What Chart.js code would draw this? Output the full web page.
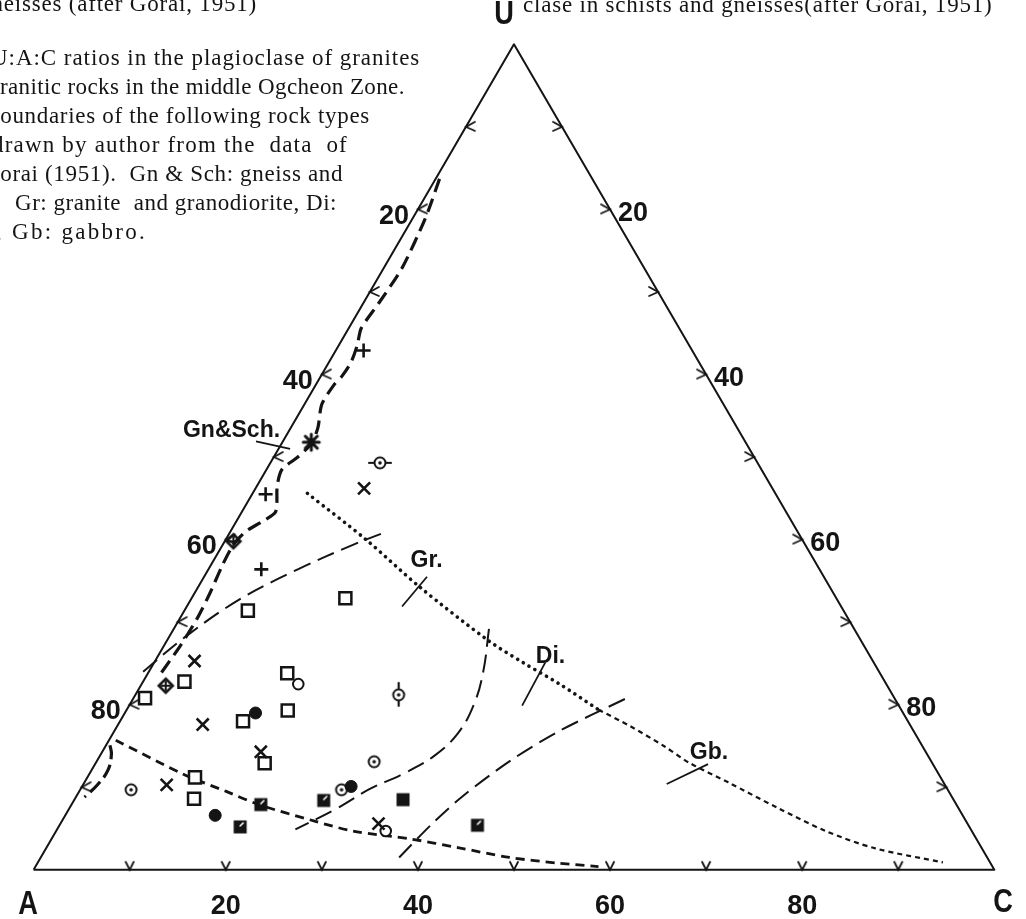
<!DOCTYPE html>
<html lang="en">
<head>
<meta charset="utf-8">
<title>U:A:C ratios in plagioclase</title>
<style>
  html, body { margin: 0; padding: 0; background: #fff; }
  #wrap { width: 1026px; height: 919px; }
</style>
</head>
<body>
<div id="wrap"><canvas id="tern" width="1026" height="919"></canvas></div>
<script src="https://cdn.jsdelivr.net/npm/chart.js"></script>
<script>
// every point is [U, C] in percent; A = 100 - U - C
const plusPts = [[62.9, 2.9], [45.5, 1.4], [36.4, 5.5]];
const starPts = [[51.8, 3.0]];
const crossPts = [[46.2, 11.3], [25.3, 4.1], [17.6, 8.8], [14.3, 16.5], [10.3, 8.7], [5.6, 33.1]];
const squarePts = [[32.9, 16.0], [31.4, 6.6], [22.8, 4.3], [20.8, 1.2], [18.0, 12.8],
                   [12.9, 17.6], [11.2, 11.2], [8.6, 12.4], [23.8, 14.5], [19.3, 16.8]];
const halfSquarePts = [[7.9, 19.7], [5.2, 18.9], [8.4, 26.0], [5.4, 43.5]];
const blackSquarePts = [[8.5, 34.2]];
const dotCirclePts = [[9.7, 5.3], [13.1, 28.9], [9.7, 27.2]];
const dotCircleHPts = [[49.3, 11.4]];
const dotCircleVPts = [[21.2, 27.4]];
const blackCirclePts = [[19.0, 13.6], [6.6, 15.6], [10.1, 28.0]];
const openCirclePts = [[22.5, 16.3], [4.7, 34.3]];
const diamondPts = [[39.8, 0.9], [22.3, 2.6]];

// field boundaries (after Gorai, 1951)
const gnSchLine = [[83.7, 0.4], [79.0, 1.3], [72.9, 1.9], [68.6, 1.6], [65.6, 1.3], [63.6, 1.9],
                   [61.5, 2.3], [59.8, 2.2], [58.8, 1.9], [56.4, 1.8], [53.6, 2.8], [51.7, 3.1],
                   [50.0, 2.5], [48.5, 1.6], [46.5, 2.1], [43.4, 3.5], [42.2, 2.7], [41.0, 1.6],
                   [39.4, 1.1], [36.9, 1.2], [33.5, 1.6], [30.4, 1.8], [27.2, 1.7], [23.3, 1.3]];
const gnSchEnd = [[15.1, 0.4], [14.0, 1.1], [12.1, 1.7], [10.3, 1.5], [8.8, 0.9]];
const grDotted = [[45.6, 5.7], [40.0, 14.6], [34.3, 23.0], [27.8, 33.4], [25.1, 38.4], [22.5, 43.5], [19.4, 49.1]];
const gbDotted = [[19.4, 49.1], [17.4, 53.4], [15.0, 58.1], [13.0, 61.7], [10.6, 67.0],
                  [7.5, 73.7], [4.7, 80.1], [2.6, 86.3], [0.9, 94.2]];
const grDashed = [[24.0, -0.6], [28.1, 1.6], [32.7, 5.0], [36.4, 9.3], [39.4, 13.6], [40.7, 15.8]];
const diDashed = [[29.2, 32.8], [24.0, 34.8], [20.1, 35.8], [16.6, 35.9], [13.8, 34.8],
                  [11.6, 32.6], [9.8, 30.1], [7.5, 27.9], [4.9, 24.8]];
const gbDashed = [[1.5, 37.3], [5.6, 38.7], [9.1, 40.3], [13.2, 43.0], [16.8, 46.3], [20.7, 51.2]];
const lowerDashed = [[15.7, 0.7], [11.5, 10.0], [9.5, 15.3], [7.9, 19.5], [5.9, 26.3], [4.7, 30.9],
                     [3.7, 37.6], [2.7, 42.8], [1.5, 48.8], [0.8, 54.3], [0.4, 58.6]];

const regionNames = ['Gn&Sch.', 'Gr.', 'Di.', 'Gb.'];
const regionLabelAt = [[53.2, -6.0], [37.4, 22.2], [25.8, 40.9], [14.2, 63.2]];
const regionLeaders = [[[51.9, -2.8], [51.0, 1.2]], [[31.9, 22.4], [35.5, 23.2]],
                       [[19.9, 40.9], [25.1, 40.7]], [[10.4, 60.7], [12.8, 63.8]]];

const edgeTicks = [10, 20, 30, 40, 50, 60, 70, 80, 90];
const edgeLabels = [20, 40, 60, 80];

const captionTop = 'gneisses (after Gorai, 1951)';
const captionRight = 'clase in schists and gneisses(after Gorai, 1951)';
const captionLeft = ['U:A:C ratios in the plagioclase of granites',
                     'granitic rocks in the middle Ogcheon Zone.',
                     'boundaries of the following rock types',
                     'drawn by author from the  data  of',
                     'Gorai (1951).  Gn & Sch: gneiss and',
                     'Gr: granite  and granodiorite, Di:',
                     'diorite, Gb: gabbro.'];
const captionEnds = [420, 405, 370, 348, 343, 337, 155];

const ink = '#141414';

function toXY(list) {
  return list.map(([u, c]) => ({ x: c + u / 2, y: u }));
}

function marker(size, paint) {
  const cv = document.createElement('canvas');
  cv.width = size; cv.height = size;
  const g = cv.getContext('2d');
  g.translate(size / 2, size / 2);
  g.strokeStyle = ink; g.fillStyle = ink;
  g.lineCap = 'round';
  paint(g);
  return cv;
}

function ring(g) {
  g.lineWidth = 2;
  g.beginPath(); g.arc(0, 0, 5.5, 0, Math.PI * 2); g.stroke();
  g.beginPath(); g.arc(0, 0, 1.8, 0, Math.PI * 2); g.fill();
}

const dotCircle = marker(20, ring);
const dotCircleH = marker(28, g => {
  ring(g);
  g.lineWidth = 2.2;
  g.beginPath(); g.moveTo(-11, 0); g.lineTo(-6, 0); g.moveTo(6, 0); g.lineTo(11, 0); g.stroke();
});
const dotCircleV = marker(28, g => {
  ring(g);
  g.lineWidth = 2.2;
  g.beginPath(); g.moveTo(0, -12); g.lineTo(0, -6); g.moveTo(0, 6); g.lineTo(0, 11); g.stroke();
});
const star = marker(22, g => {
  g.lineWidth = 3;
  g.beginPath();
  g.moveTo(-8, 0); g.lineTo(8, 0); g.moveTo(0, -8); g.lineTo(0, 8);
  g.moveTo(-6, -6); g.lineTo(6, 6); g.moveTo(-6, 6); g.lineTo(6, -6);
  g.stroke();
});
const diamond = marker(22, g => {
  g.lineWidth = 2.6;
  g.beginPath(); g.moveTo(0, -7); g.lineTo(7, 0); g.lineTo(0, 7); g.lineTo(-7, 0); g.closePath(); g.stroke();
  g.lineWidth = 2;
  g.beginPath(); g.moveTo(-4, 0); g.lineTo(4, 0); g.moveTo(0, -4); g.lineTo(0, 4); g.stroke();
});
const halfSquare = marker(18, g => {
  g.fillRect(-6.5, -6.5, 13, 13);
  g.strokeStyle = '#fff'; g.lineWidth = 1.6;
  g.beginPath(); g.moveTo(0, -1); g.lineTo(3, -4); g.stroke();
});
const blackSquare = marker(18, g => { g.fillRect(-6.5, -6.5, 13, 13); });
const tickLeft = marker(24, g => {
  g.lineWidth = 1.8;
  g.beginPath(); g.moveTo(9, -5); g.lineTo(0, 0); g.lineTo(9, 4); g.stroke();
});
const tickRight = marker(24, g => {
  g.lineWidth = 1.8;
  g.beginPath(); g.moveTo(-9, -5); g.lineTo(0, 0); g.lineTo(-9, 4); g.stroke();
});
const tickBottom = marker(24, g => {
  g.lineWidth = 1.8;
  g.beginPath(); g.moveTo(-4, -8); g.lineTo(0, 0); g.lineTo(4, -8); g.stroke();
});

function pts(label, data, style, radius, extra) {
  return Object.assign({
    label, data: toXY(data), showLine: false,
    pointStyle: style, pointRadius: radius, pointHoverRadius: radius,
    pointBorderColor: ink, pointBackgroundColor: 'rgba(0,0,0,0)', pointBorderWidth: 2.4
  }, extra || {});
}

function curve(label, data, width, dash, tension, cap) {
  return {
    label, data: toXY(data), showLine: true, fill: false,
    borderColor: ink, borderWidth: width, borderDash: dash, tension: tension,
    borderCapStyle: cap || 'butt', borderJoinStyle: 'round', pointRadius: 0
  };
}

const datasets = [
  pts('plus', plusPts, 'cross', 7, { pointBorderWidth: 2.6 }),
  pts('star', starPts, star, 6),
  pts('cross', crossPts, 'crossRot', 8.5, { pointBorderWidth: 2.6 }),
  pts('square', squarePts, 'rect', 8.5, { pointBackgroundColor: '#fff', pointBorderWidth: 2.5 }),
  pts('half square', halfSquarePts, halfSquare, 6),
  pts('black square', blackSquarePts, blackSquare, 6),
  pts('dot circle', dotCirclePts, dotCircle, 6),
  pts('dot circle h', dotCircleHPts, dotCircleH, 6),
  pts('dot circle v', dotCircleVPts, dotCircleV, 6),
  pts('black circle', blackCirclePts, 'circle', 6, { pointBackgroundColor: ink, pointBorderWidth: 1 }),
  pts('open circle', openCirclePts, 'circle', 5.3, { pointBackgroundColor: '#fff', pointBorderWidth: 2 }),
  pts('diamond', diamondPts, diamond, 6),
  pts('left ticks', edgeTicks.map(t => [100 - t, 0]), tickLeft, 6),
  pts('right ticks', edgeTicks.map(t => [100 - t, t]), tickRight, 6),
  pts('bottom ticks', edgeTicks.map(t => [0, t]), tickBottom, 6),
  curve('Gn&Sch', gnSchLine, 3.2, [14, 7], 0.25),
  curve('Gn&Sch end', gnSchEnd, 3.2, [14, 6], 0.4),
  curve('Gr dotted', grDotted, 3.6, [0.1, 6.6], 0.3, 'round'),
  curve('Gb dotted', gbDotted, 2.2, [5, 4], 0.3),
  curve('Gr dashed', grDashed, 2, [18, 8], 0.35),
  curve('Di dashed', diDashed, 2, [18, 8], 0.4),
  curve('Gb dashed', gbDashed, 2, [18, 8], 0.3),
  curve('lower dashed', lowerDashed, 2.8, [9, 6], 0.3)
];
regionLeaders.forEach((seg, i) => datasets.push(curve('leader ' + regionNames[i], seg, 1.8, [], 0)));
datasets.push(curve('frame', [[0, 0], [0, 100], [100, 0], [0, 0]], 2, [], 0));

const notes = {
  id: 'notes',
  afterDraw(chart) {
    const { ctx, scales: { x, y } } = chart;
    const at = (u, c) => [x.getPixelForValue(c + u / 2), y.getPixelForValue(u)];
    ctx.save();
    ctx.fillStyle = ink;

    // captions, cut by the page edge as in the scan
    ctx.font = '23px "Liberation Serif", serif';
    ctx.letterSpacing = '0.8px';
    ctx.textBaseline = 'alphabetic';
    ctx.textAlign = 'right';
    ctx.fillText(captionTop, 257, 11);
    ctx.textAlign = 'left';
    ctx.fillText(captionRight, 523, 12);
    const starts = [-9, -12, -12, -8, -17, 15];
    captionLeft.forEach((line, i) => {
      ctx.letterSpacing = '0px';
      const w0 = ctx.measureText(line).width;
      let sx, ls;
      if (i < 6) {
        sx = starts[i];
        ls = (captionEnds[i] - sx - w0) / line.length;
      } else {
        // last line: the word before the comma falls off the page
        const wd = ctx.measureText('diorite').width;
        ls = (captionEnds[i] - 4 + wd - w0) / (line.length - 7);
        sx = -4 - wd - 7 * ls;
      }
      ctx.letterSpacing = ls.toFixed(2) + 'px';
      ctx.fillText(line, sx, 65 + i * 29);
    });
    ctx.letterSpacing = '0px';

    // corner letters, tall and narrow
    ctx.font = 'bold 34px "Liberation Sans", sans-serif';
    ctx.textAlign = 'center';
    ctx.textBaseline = 'middle';
    [['U', 504, 15], ['A', 28, 905], ['C', 1003, 903]].forEach(([t, cx, cy]) => {
      ctx.save();
      ctx.translate(cx, cy);
      ctx.scale(0.8, 1);
      ctx.fillText(t, 0, 0);
      ctx.restore();
    });

    // edge scale numbers
    ctx.font = 'bold 27px "Liberation Sans", sans-serif';
    edgeLabels.forEach(t => {
      let [px, py] = at(100 - t, 0);
      ctx.fillText(String(t), px - 24, py + 7);
      [px, py] = at(100 - t, t);
      ctx.fillText(String(t), px + 23, py + 4);
      [px] = at(0, t);
      ctx.fillText(String(t), px, 907);
    });

    // rock-type names
    ctx.font = 'bold 23px "Liberation Sans", sans-serif';
    regionNames.forEach((name, i) => {
      const [px, py] = at(regionLabelAt[i][0], regionLabelAt[i][1]);
      ctx.fillText(name, px, py);
    });
    ctx.restore();
  }
};

new Chart(document.getElementById('tern'), {
  type: 'scatter',
  data: { datasets },
  options: {
    responsive: false,
    animation: false,
    events: [],
    layout: { padding: 0 },
    scales: {
      x: { type: 'linear', min: -2.342, max: 102.14, display: false },
      y: { type: 'linear', min: -4.61, max: 104.02, display: false }
    },
    plugins: { legend: { display: false }, tooltip: { enabled: false } }
  },
  plugins: [notes]
});
</script>
</body>
</html>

|---|

# [Task description]
Without the pictures, return the listing above from its first line through the line that has "const diamondPts = [[39.8, 0.9], [22.3, 2.6]];".

# [Answer to this problem]
What Chart.js code would draw this? Output the full web page.
<!DOCTYPE html>
<html lang="en">
<head>
<meta charset="utf-8">
<title>U:A:C ratios in plagioclase</title>
<style>
  html, body { margin: 0; padding: 0; background: #fff; }
  #wrap { width: 1026px; height: 919px; }
</style>
</head>
<body>
<div id="wrap"><canvas id="tern" width="1026" height="919"></canvas></div>
<script src="https://cdn.jsdelivr.net/npm/chart.js"></script>
<script>
// every point is [U, C] in percent; A = 100 - U - C
const plusPts = [[62.9, 2.9], [45.5, 1.4], [36.4, 5.5]];
const starPts = [[51.8, 3.0]];
const crossPts = [[46.2, 11.3], [25.3, 4.1], [17.6, 8.8], [14.3, 16.5], [10.3, 8.7], [5.6, 33.1]];
const squarePts = [[32.9, 16.0], [31.4, 6.6], [22.8, 4.3], [20.8, 1.2], [18.0, 12.8],
                   [12.9, 17.6], [11.2, 11.2], [8.6, 12.4], [23.8, 14.5], [19.3, 16.8]];
const halfSquarePts = [[7.9, 19.7], [5.2, 18.9], [8.4, 26.0], [5.4, 43.5]];
const blackSquarePts = [[8.5, 34.2]];
const dotCirclePts = [[9.7, 5.3], [13.1, 28.9], [9.7, 27.2]];
const dotCircleHPts = [[49.3, 11.4]];
const dotCircleVPts = [[21.2, 27.4]];
const blackCirclePts = [[19.0, 13.6], [6.6, 15.6], [10.1, 28.0]];
const openCirclePts = [[22.5, 16.3], [4.7, 34.3]];
const diamondPts = [[39.8, 0.9], [22.3, 2.6]];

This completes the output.